I'm sure that some neo-Nazi, white
supremecist would tell me that “whites” have a culture. But
exclusion doesn't equal culture to me. Instead, it represents a lack
of identity and a fear of that knowledge.
So why didn't I ever dance? I was
afraid of that exclusion. I was afraid that if I got out there,
someone would make fun of me, call me “biligaana”* or
“Wannabe,”** or tell me to go back to where I came from. Not
everyone talked to me that way. Many Navajos were open and kind. But
there were enough who weren't to keep me intimidated.
I didn't say any of that when one of my
Navajo friends encouraged me to join in one of the all-dance songs. I
just said, “No, I don't think so.”
“Why not?” she encouraged. It will
be fun.
“I have no costume. I don't know how
to do it. ...And in case you haven't noticed, I'm white.”
“It will be OK,” she said. “You
can borrow a shawl. I'll go with you.”
I was sure that she must be teasing me
or maybe setting me up for some embarrassing scene. I shook my head.
“No, I'll just watch. You go ahead.”
So she left me to join in all the fun
and the flying dust. And I hoped that not too many people were
noticing the anglo girl alone at the Pow wow. I refrained from moving
to the rhythm or showing too much pleasure. I thought if I got into
it too much, people might think I was a tourist, or a hippie, or a
dreaded Wannabe—all words that I had heard used derisively.
Thirty five years later, I realize I'm
probably a bit of all three of those things. I like being a tourist,
going places, and learning about different local customs. I am kind
of a hippie, riding my bicycle all over town, preaching “make love
and not war,” and digging on flowers. And I am probably a bit of a
wannabe, too. I still hunger for that sense of connection based on
shared humanity, for rituals that bring me closer to both humans and
nature, for expression and appreciation of rhythm, sound and color,
and for a sense of belonging.
I wannabe connected to life.
I wannabe safe to be myself in a
community.
And maybe I just wannabe wearing some
bells sometimes.
And last night, for the first time
ever, I did. In an informal drum circle organized by some anglo
hippie friends, I found some rows of bells to tie onto my ankles.

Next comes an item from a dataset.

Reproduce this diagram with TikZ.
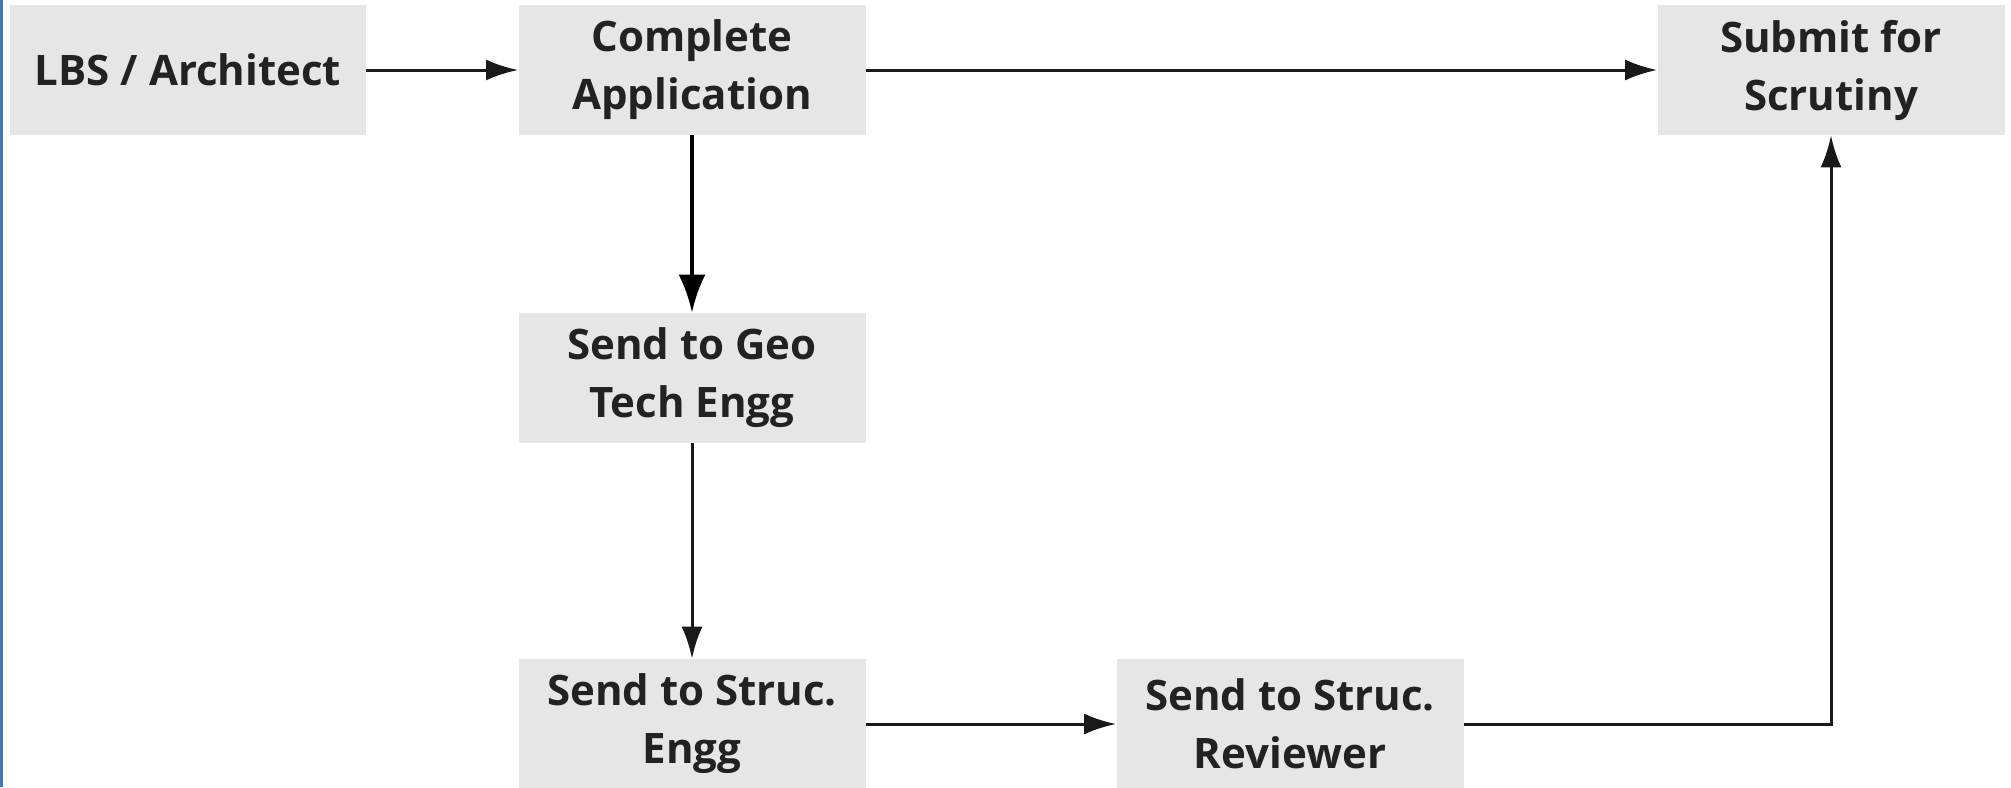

Hesitant at first to dance, I just shook my feet while sitting in a
chair. Up crept the same old fear that someone would tell me that I
didn't belong, that I would look stupid, or that I would mess up and
lose my rhythm. But as the mesmerizing beats continued, I felt a
little bolder and bolder until I finally got up and began to dance
around the circle.
My feet somehow caught the crazy beat
they were doing, and it got really fun. Then the drummers started
going faster, and then faster, and then faster, as my feet followed.
By the end, it was like my feet had been taken over by the beat of
super rapid drumming. They were just running and pounding the ground,
shaking those bells like mad. And then it all stopped, leaving me
panting and amazed that it just
happened.
Last night, I put
bells on and danced. And for a short time, I didn't care how stupid
it would look for a white girl to dance with bells on. Plus, I think
those old hippie white guys kind of liked it.
Maybe I'm not a
Wannabe anymore.
Maybe I'm a
Justbein'me.
For those
unfamiliar with the terms:
- “biligaana,” according to the Navajos I've asked, simply means anglo or white person. For years, I thought it held a much more derogatory meaning, probably due to the tone of voice I sometimes I heard when it was being said.
- “wannabe,” refers to a biligaana who wants to be a Native American. It is meant in a derogatory way, usually because the “wannabe” has little knowledge of Native American reality and is primarily fascinated with romantic, stereotyped notions of Native American culture.